Forte de son succès pendant cette période si particulière que fut le confinement, la chronique "Laurence Vielle lit la poésie" revient à la rentrée, sous la forme d’une chronique hebdomadaire qui prendra ses quartiers le samedi matin à 8h45 dans Carpe Diem, en prolongement du moment poésie dans La matinale de la semaine.
Elle nous offre les mots du poète Paul Wamo avec Je viens de là, ode à la Nouvelle-Calédonie, son pays d’origine.
"Nouvelle Calédonie, un petit caillou séché par le soleil. Dans mes bagages, j’ai des mots, parce que de là d’où je viens, c’est un tout petit endroit. Sur les cartes, on ne nous voit pas mais depuis que Jean Marie Tjibaou a lancé l’appel dans les années 80, son mot d’ordre était qu’il faut 'relever la tête et être fier de qui on est, et dire qu’on existe'".
Un appel entendu par ce poète, auteur-compositeur-interprète, qui est devenu un véritable ambassadeur de la culture kanak. Paul Wamo s’illustre par son maniement habile et expressif des mots, à l’oral comme à l’écrit. Il est installé en France métropolitaine depuis 2015.
Paul Wamo - Je viens de là
Je suis chef du clan des guerriers vulnérables
on raconte que mon île était un petit caillou
un petit caillou qui surgit de la mer et fut séché par le soleil
et plus le soleil chauffait le caillou et plus le caillou grossissait
je viens d’un petit caillou séché par le soleil
je viens d’un océan pacifique le plus grand et le plus oublié du monde
je viens de plus loin que moi-même et d’encore plus loin que moi-même je viens du ventre de ma mère moi noir de ma propre nuit
En sortant du ventre de ma mère j’ai élevé le premier cri
en élevant le premier cri j’ai poussé mes larmes neuves
et en poussant mes larmes neuves je me suis mis à marcher
et quand je me suis mis à marcher je suis arrivé jusqu’ici
je viens d’hier et d’hier
je suis là maintenant bien plus loin que moi-même
je suis à présent et je me tiens devant vous
et dans mon panier de parole il y a ma voix et ma bouche
et de ma voix et ma bouche
je demande la parole je demande la parole
Alors voici mes mots que tu peux prendre
que tu peux manger que tu peux même jeter à la poubelle
et c’est tout ce que je peux faire
et le temps ne nous attend pas
la mort vient sans que nos yeux n’aient pu la voir venir
J’écris parce qu’écrire pour moi c’est tout donner
ce n’est pas un poème ce n’est pas un poème que je récite là
c’est un soleil qui se couche c’est une nuit qui déborde
des territoires tremblants qui sortent de mon ventre
des ambulances des marches en désordre
c’est une trace qui s’accroche pour toutes celles qui s’effacent
ce sont des serpillères pour des sols qu’on a souillés jusqu’à terre
c’est une histoire d’amour plus grande que l’amour
et ça vient comme ça arrive ça vient comme ça arrive
ça vient comme ça doit être plus fort que tout ou rien
Chérie ô chérie donne-moi juste le temps de retrouver le feu
ne jamais se dire que ça ne sert plus à rien
suivre demain et après-demain et après et après-demain
comme un fou qui aime le jour comme un fou qui croit toujours
le pouvoir de changer les choses commence pas un petit pas
le pouvoir de changer les choses commence par changer soi
et même si le temps est long jusque-là
le soleil lui se lèvera toujours toujours.

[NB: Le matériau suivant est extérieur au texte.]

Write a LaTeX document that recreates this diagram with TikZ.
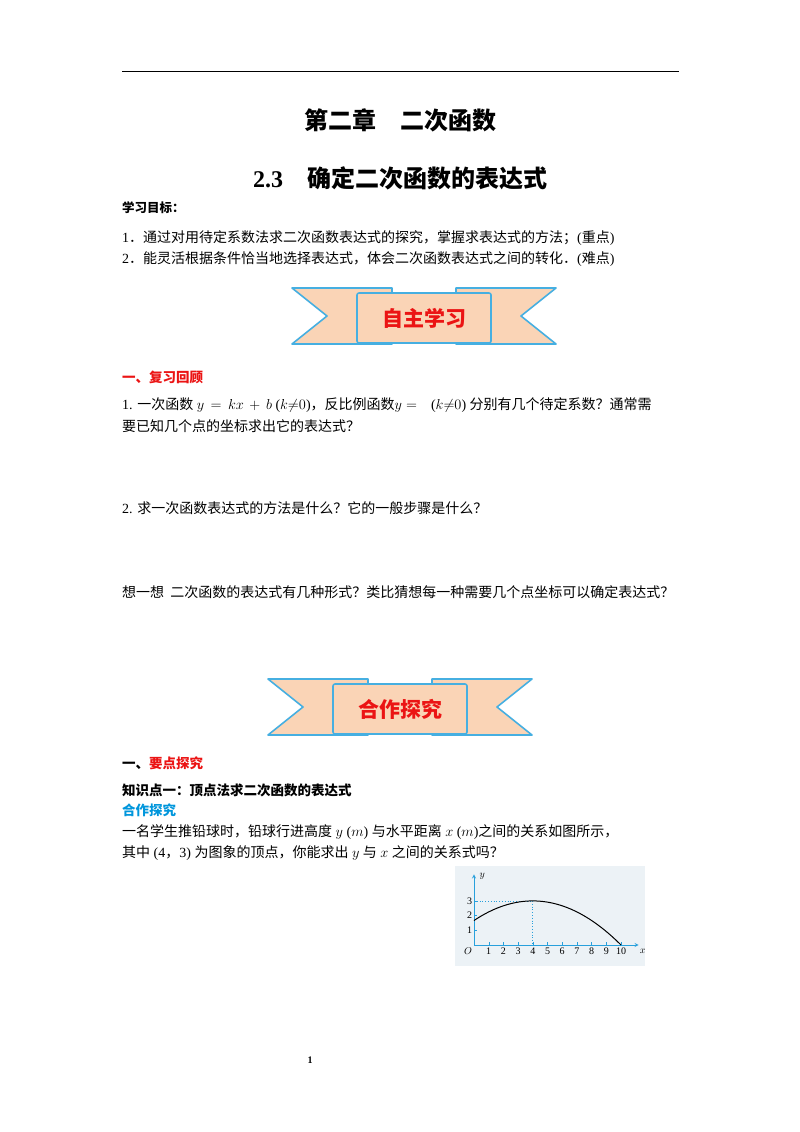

La poésie, c’est prendre le monde à l’envers pour le voir à l’endroit.
Serge Pey
Poésie :
- Le Pleurnicheur. Nouméa : Éditions L’Herbier de Feu, 2006.
- Trois saisons. Rochefort : Les Petites Allées, 2016.
- Je n’aime pas Loti. Rochefort : Les Petites Allées, 2017.
Livre / CDs :
- J’aime les mots. Nouméa : Grain de sable/L’Herbier de feu, 2008.
- Sol. Textes et création musicale : Paul Wamo ; arrangements David Leroy. SHOK ? !, 2016.
- Pulse. Textes : Paul Wamo ; musiques : Uli Wolters ; son, mixage, production : Yul Edorh. 2019.